Repeat the material exactly from its first line to the line that includes "(0,715) circle (12);". Skip pictures.

§

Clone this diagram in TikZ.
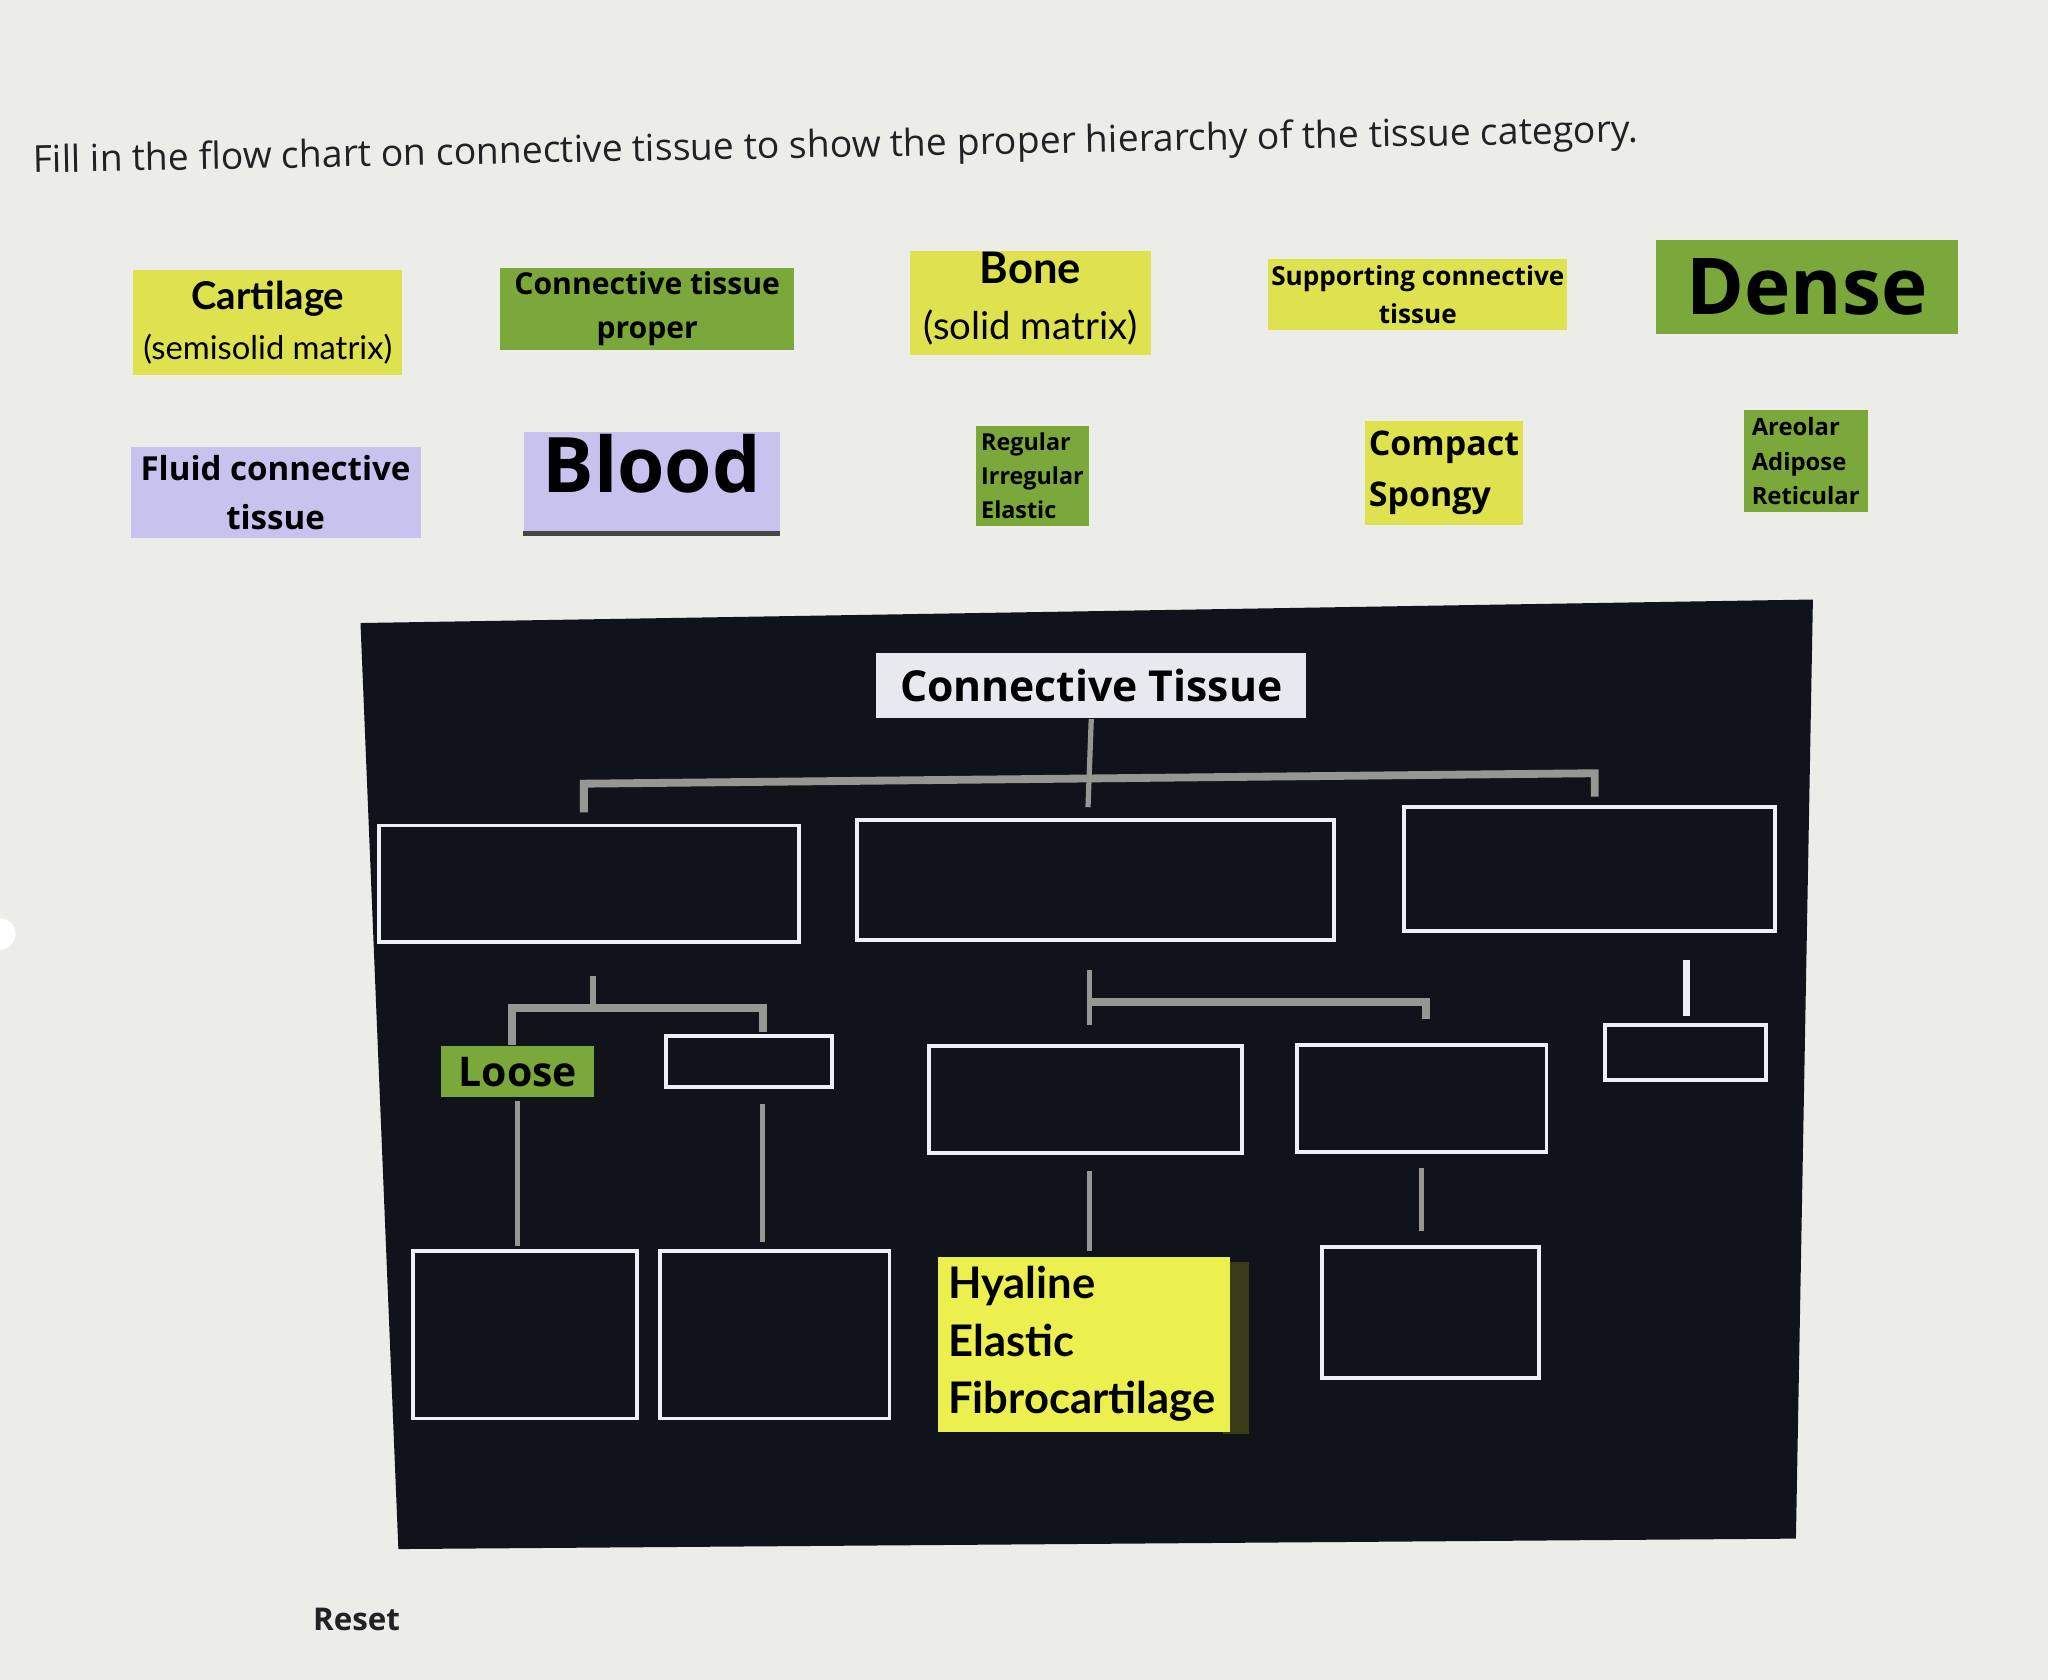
\documentclass[tikz,border=0pt]{standalone}
\usepackage{fontspec}
\setmainfont{Open Sans}
\newfontfamily\gill{Lato}

\definecolor{paper}{RGB}{236,236,233}
\definecolor{tileyellow}{RGB}{222,226,78}
\definecolor{hyyellow}{RGB}{236,240,78}
\definecolor{hyshade}{RGB}{58,60,24}
\definecolor{tilegreen}{RGB}{122,168,58}
\definecolor{tilelilac}{RGB}{199,194,238}
\definecolor{board}{RGB}{16,19,25}
\definecolor{linkgrey}{RGB}{150,150,146}
\definecolor{boxwhite}{RGB}{236,240,244}
\definecolor{headgrey}{RGB}{232,233,238}
\definecolor{inkgrey}{RGB}{34,34,38}
\definecolor{bloodedge}{RGB}{70,70,70}

\tikzset{every picture/.style={line width=0.75pt}}
\tikzset{
  tile/.style={inner sep=0pt, align=center, text=black},
  yellowtile/.style={tile, fill=tileyellow},
  greentile/.style={tile, fill=tilegreen},
  lilactile/.style={tile, fill=tilelilac},
  slot/.style={draw=boxwhite, line width=2.25pt, fill=board, inner sep=0pt},
  stem/.style={draw=linkgrey, line width=3pt},
  bar/.style={draw=linkgrey, line width=4.5pt},
}

\begin{document}
\begin{tikzpicture}[x=0.75pt,y=0.75pt,yscale=-1,xscale=1]
\fill[paper] (0,0) rectangle (1568,1286);
\useasboundingbox (0,0) rectangle (1568,1286);
\fill[white] (0,715) circle (12);

\node[font={\fontsize{21.4}{25}\selectfont}, text=inkgrey, rotate=1.1] (title) at (640,113) {Fill in the flow chart on connective tissue to show the proper hierarchy of the tissue category.};

% tiles
\node[yellowtile, minimum width=154.5pt, minimum height=60pt, font={\gill\fontsize{18.8}{28.5}\selectfont}] (cart) at (205,247) {{\fontsize{22}{28.5}\selectfont\bfseries Cartilage}\\(semisolid matrix)};
\node[greentile, minimum width=168.75pt, minimum height=47.25pt, font={\fontsize{17.3}{25}\selectfont\bfseries}] (ctp) at (495.5,236.5) {Connective tissue\\proper};
\node[yellowtile, minimum width=138pt, minimum height=60pt, font={\gill\fontsize{22}{32}\selectfont}, text depth=8pt] (bone) at (789,232) {{\fontsize{25}{32}\selectfont\bfseries Bone}\\(solid matrix)};
\node[yellowtile, minimum width=171.75pt, minimum height=41.25pt, font={\fontsize{15}{22}\selectfont\bfseries}] (supp) at (1085.5,225.5) {Supporting connective\\tissue};
\node[greentile, minimum width=173.25pt, minimum height=54pt, font={\fontsize{45}{48}\selectfont\bfseries}] (dense) at (1383.5,220) {Dense};

\node[lilactile, minimum width=166.5pt, minimum height=52.5pt, font={\fontsize{19}{28.5}\selectfont\bfseries}] (fluid) at (211,377) {Fluid connective\\tissue};
\node[lilactile, minimum width=147pt, minimum height=57.75pt, font={\fontsize{44}{46}\selectfont\bfseries}, text depth=22pt] (blood) at (499,369.5) {Blood};
\draw[line width=3pt, draw=bloodedge] (blood.south west) -- (blood.south east);
\node[greentile, minimum width=65.25pt, minimum height=57.75pt, align=left, font={\fontsize{13.4}{19.5}\selectfont\bfseries}] (kinds) at (790.5,364.5) {Regular\\Irregular\\Elastic};
\node[yellowtile, minimum width=90.75pt, minimum height=60pt, align=left, font={\fontsize{19.5}{29}\selectfont\bfseries}] (bonekinds) at (1105.5,362) {Compact\\Spongy};
\node[greentile, minimum width=71.25pt, minimum height=58.5pt, align=left, font={\fontsize{13.7}{20}\selectfont\bfseries}] (loosekinds) at (1382.5,353) {Areolar\\Adipose\\Reticular};

% board
\fill[board] (276,477) -- (1388,459) -- (1375,1178) -- (305,1186) -- cycle;

\node[tile, fill=headgrey, minimum width=246.75pt, minimum height=37.5pt, font={\fontsize{24.5}{26}\selectfont\bfseries}] (ct) at (835.5,525) {Connective Tissue};

\node[slot, minimum width=241.5pt, minimum height=66.75pt] (l1a) at (451,676.5) {};
\node[slot, minimum width=273.75pt, minimum height=69pt] (l1b) at (838.5,674) {};
\node[slot, minimum width=213pt, minimum height=71.25pt] (l1c) at (1217,665.5) {};

\node[greentile, minimum width=87.75pt, minimum height=29.25pt, font={\fontsize{23.5}{25}\selectfont\bfseries}] (loose) at (396.5,820.5) {Loose};
\node[slot, minimum width=95.25pt, minimum height=29.25pt] (l2a) at (573.5,812.5) {};
\node[slot, minimum width=129pt, minimum height=96pt] (l3a) at (402,1022) {};
\node[slot, minimum width=132pt, minimum height=96pt] (l3b) at (593,1022) {};

\node[slot, minimum width=180pt, minimum height=61.5pt] (l2b) at (831,842) {};
\node[slot, minimum width=143.25pt, minimum height=61.5pt] (l2c) at (1088.5,841) {};
\fill[hyshade] (936,966) rectangle (956,1098);
\node[tile, fill=hyyellow, minimum width=168pt, minimum height=100.5pt, align=left, text width=156pt, font={\gill\fontsize{25}{33}\selectfont\bfseries}] (hy) at (830,1029) {Hyaline\\Elastic\\Fibrocartilage};
\node[slot, minimum width=124.5pt, minimum height=75pt] (l3d) at (1095,1005) {};

\node[slot, minimum width=92.25pt, minimum height=31.5pt] (l2d) at (1290.5,806) {};

% connectors
\coordinate (t0) at (833,618);
\coordinate (bl) at (447,600);
\coordinate (br) at (1221,592);
\coordinate (bl2) at (447,622);
\coordinate (br2) at (1221,610);
\draw[stem] (ct.south) -- (t0);
\draw[bar] (bl2) -- (bl) -- (br) -- (br2);

\coordinate (a0) at (454,747);
\coordinate (a1) at (454,772);
\coordinate (al) at (392,772);
\coordinate (ar) at (584,772);
\coordinate (al2) at (392,800);
\coordinate (ar2) at (584,790);
\draw[stem] (a0) -- (a1);
\draw[bar] (al2) -- (al) -- (ar) -- (ar2);
\draw[stem, shorten <=2pt, shorten >=2pt] (loose.south) -- (loose.south |- l3a.north);
\draw[stem, shorten <=9pt, shorten >=4pt] (ar |- l2a.south) -- (ar |- l3b.north);

\coordinate (b0) at (834,743);
\coordinate (b1) at (834,785);
\coordinate (bm) at (834,767);
\coordinate (bq) at (1092,767);
\coordinate (bq2) at (1092,780);
\draw[stem] (b0) -- (b1);
\draw[bar] (bm) -- (bq) -- (bq2);
\draw[stem, shorten <=9pt, shorten >=3pt] (bm |- l2b.south) -- (bm |- hy.north);
\draw[stem, shorten <=8pt, shorten >=8pt] (l2c.south) -- (l2c.south |- l3d.north);

\coordinate (c0) at (1291,735);
\coordinate (c1) at (1291,778);
\draw[draw=boxwhite, line width=4pt] (c0) -- (c1);

\node[font={\fontsize{18}{20}\selectfont\bfseries}, text=inkgrey] (reset) at (273,1240) {Reset};

\end{tikzpicture}
\end{document}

§

» **Solution**:
Clone this diagram in TikZ.
\documentclass[tikz,border=0pt]{standalone}
\usepackage{fontspec}
\setmainfont{Open Sans}
\newfontfamily\gill{Lato}

\definecolor{paper}{RGB}{236,236,233}
\definecolor{tileyellow}{RGB}{222,226,78}
\definecolor{hyyellow}{RGB}{236,240,78}
\definecolor{hyshade}{RGB}{58,60,24}
\definecolor{tilegreen}{RGB}{122,168,58}
\definecolor{tilelilac}{RGB}{199,194,238}
\definecolor{board}{RGB}{16,19,25}
\definecolor{linkgrey}{RGB}{150,150,146}
\definecolor{boxwhite}{RGB}{236,240,244}
\definecolor{headgrey}{RGB}{232,233,238}
\definecolor{inkgrey}{RGB}{34,34,38}
\definecolor{bloodedge}{RGB}{70,70,70}

\tikzset{every picture/.style={line width=0.75pt}}
\tikzset{
  tile/.style={inner sep=0pt, align=center, text=black},
  yellowtile/.style={tile, fill=tileyellow},
  greentile/.style={tile, fill=tilegreen},
  lilactile/.style={tile, fill=tilelilac},
  slot/.style={draw=boxwhite, line width=2.25pt, fill=board, inner sep=0pt},
  stem/.style={draw=linkgrey, line width=3pt},
  bar/.style={draw=linkgrey, line width=4.5pt},
}

\begin{document}
\begin{tikzpicture}[x=0.75pt,y=0.75pt,yscale=-1,xscale=1]
\fill[paper] (0,0) rectangle (1568,1286);
\useasboundingbox (0,0) rectangle (1568,1286);
\fill[white] (0,715) circle (12);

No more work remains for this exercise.